Problem to solve » Exactly the lines from the one with "Rebuild this chart" to the one with "casos = [92]", both included, are to be printed again; leave out the rest.

The records »
•••

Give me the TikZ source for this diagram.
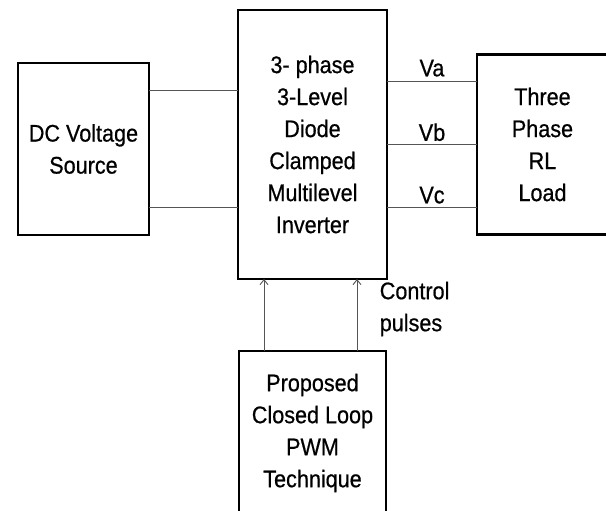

•••

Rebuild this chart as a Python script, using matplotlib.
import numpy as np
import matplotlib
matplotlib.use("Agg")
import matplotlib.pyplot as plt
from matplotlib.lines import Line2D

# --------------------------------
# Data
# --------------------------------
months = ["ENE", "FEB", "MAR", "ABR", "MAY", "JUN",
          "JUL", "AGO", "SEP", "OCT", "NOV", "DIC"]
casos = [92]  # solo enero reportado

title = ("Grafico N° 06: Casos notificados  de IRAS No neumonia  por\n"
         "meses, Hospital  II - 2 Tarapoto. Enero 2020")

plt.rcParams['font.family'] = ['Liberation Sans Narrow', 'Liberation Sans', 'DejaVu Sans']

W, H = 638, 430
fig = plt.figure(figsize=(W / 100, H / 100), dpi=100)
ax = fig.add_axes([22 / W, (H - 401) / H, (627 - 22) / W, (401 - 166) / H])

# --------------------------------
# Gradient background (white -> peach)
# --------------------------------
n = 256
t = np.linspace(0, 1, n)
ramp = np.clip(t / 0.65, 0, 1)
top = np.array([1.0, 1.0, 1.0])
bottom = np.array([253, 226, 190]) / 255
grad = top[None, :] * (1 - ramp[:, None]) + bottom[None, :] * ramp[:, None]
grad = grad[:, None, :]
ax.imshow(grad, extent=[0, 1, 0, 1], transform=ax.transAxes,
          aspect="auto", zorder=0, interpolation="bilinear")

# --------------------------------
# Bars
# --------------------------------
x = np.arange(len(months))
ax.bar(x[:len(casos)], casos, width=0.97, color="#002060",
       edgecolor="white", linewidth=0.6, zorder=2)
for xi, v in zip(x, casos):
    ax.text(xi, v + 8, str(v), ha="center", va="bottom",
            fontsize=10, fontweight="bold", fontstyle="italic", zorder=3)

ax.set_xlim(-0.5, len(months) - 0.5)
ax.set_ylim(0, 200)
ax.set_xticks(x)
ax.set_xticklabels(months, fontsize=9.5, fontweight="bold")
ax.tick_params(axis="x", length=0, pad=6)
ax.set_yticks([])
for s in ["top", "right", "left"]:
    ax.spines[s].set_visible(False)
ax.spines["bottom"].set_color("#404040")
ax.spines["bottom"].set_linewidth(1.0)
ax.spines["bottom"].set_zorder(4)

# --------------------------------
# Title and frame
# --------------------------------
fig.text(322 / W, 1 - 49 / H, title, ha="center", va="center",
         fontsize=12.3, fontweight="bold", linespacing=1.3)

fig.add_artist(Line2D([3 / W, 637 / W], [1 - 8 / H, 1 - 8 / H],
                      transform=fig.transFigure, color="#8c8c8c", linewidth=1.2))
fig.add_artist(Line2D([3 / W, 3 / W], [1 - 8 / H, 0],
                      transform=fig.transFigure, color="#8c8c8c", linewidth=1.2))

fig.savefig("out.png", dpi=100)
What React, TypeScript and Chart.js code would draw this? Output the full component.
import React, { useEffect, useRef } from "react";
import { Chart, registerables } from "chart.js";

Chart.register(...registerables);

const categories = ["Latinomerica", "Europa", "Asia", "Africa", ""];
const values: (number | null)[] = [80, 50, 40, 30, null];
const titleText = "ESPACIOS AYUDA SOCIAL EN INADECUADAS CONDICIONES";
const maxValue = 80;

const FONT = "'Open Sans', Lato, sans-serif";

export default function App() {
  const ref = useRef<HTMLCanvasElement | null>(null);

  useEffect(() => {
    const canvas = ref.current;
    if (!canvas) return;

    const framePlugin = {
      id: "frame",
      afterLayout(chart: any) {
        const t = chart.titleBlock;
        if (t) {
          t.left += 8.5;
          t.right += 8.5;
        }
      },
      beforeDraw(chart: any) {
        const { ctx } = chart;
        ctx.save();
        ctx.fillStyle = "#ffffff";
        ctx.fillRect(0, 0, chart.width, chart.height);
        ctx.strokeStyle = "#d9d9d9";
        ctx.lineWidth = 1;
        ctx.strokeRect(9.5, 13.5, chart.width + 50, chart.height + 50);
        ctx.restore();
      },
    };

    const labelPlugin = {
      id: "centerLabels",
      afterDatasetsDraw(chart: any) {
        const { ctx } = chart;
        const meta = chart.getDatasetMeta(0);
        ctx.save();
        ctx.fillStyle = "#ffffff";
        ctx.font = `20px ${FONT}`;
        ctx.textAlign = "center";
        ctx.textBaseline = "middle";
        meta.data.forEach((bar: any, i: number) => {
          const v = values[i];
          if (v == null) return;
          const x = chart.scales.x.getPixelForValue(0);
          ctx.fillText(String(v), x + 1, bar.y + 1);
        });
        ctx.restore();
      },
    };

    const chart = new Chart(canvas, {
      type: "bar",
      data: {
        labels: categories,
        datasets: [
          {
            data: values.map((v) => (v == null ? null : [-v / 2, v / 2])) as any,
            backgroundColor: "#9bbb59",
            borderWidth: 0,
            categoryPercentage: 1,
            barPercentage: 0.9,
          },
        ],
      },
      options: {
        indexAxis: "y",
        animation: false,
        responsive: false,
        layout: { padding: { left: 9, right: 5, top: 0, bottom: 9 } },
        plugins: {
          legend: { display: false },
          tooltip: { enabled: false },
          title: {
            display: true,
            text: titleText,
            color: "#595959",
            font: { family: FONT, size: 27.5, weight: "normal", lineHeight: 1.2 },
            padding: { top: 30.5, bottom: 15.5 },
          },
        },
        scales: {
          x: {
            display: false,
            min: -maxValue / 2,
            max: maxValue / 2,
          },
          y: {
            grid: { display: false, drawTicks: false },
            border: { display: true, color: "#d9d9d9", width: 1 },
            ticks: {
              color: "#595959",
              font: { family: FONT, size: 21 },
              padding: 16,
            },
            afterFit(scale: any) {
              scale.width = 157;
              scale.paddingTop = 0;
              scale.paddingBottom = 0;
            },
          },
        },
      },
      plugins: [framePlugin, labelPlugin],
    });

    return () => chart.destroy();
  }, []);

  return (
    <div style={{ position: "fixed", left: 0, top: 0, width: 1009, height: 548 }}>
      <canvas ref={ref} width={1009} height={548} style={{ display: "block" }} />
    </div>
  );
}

•••

Complete answer »
Rebuild this chart as a Python script, using matplotlib.
import numpy as np
import matplotlib
matplotlib.use("Agg")
import matplotlib.pyplot as plt
from matplotlib.lines import Line2D

# --------------------------------
# Data
# --------------------------------
months = ["ENE", "FEB", "MAR", "ABR", "MAY", "JUN",
          "JUL", "AGO", "SEP", "OCT", "NOV", "DIC"]
casos = [92]  # solo enero reportado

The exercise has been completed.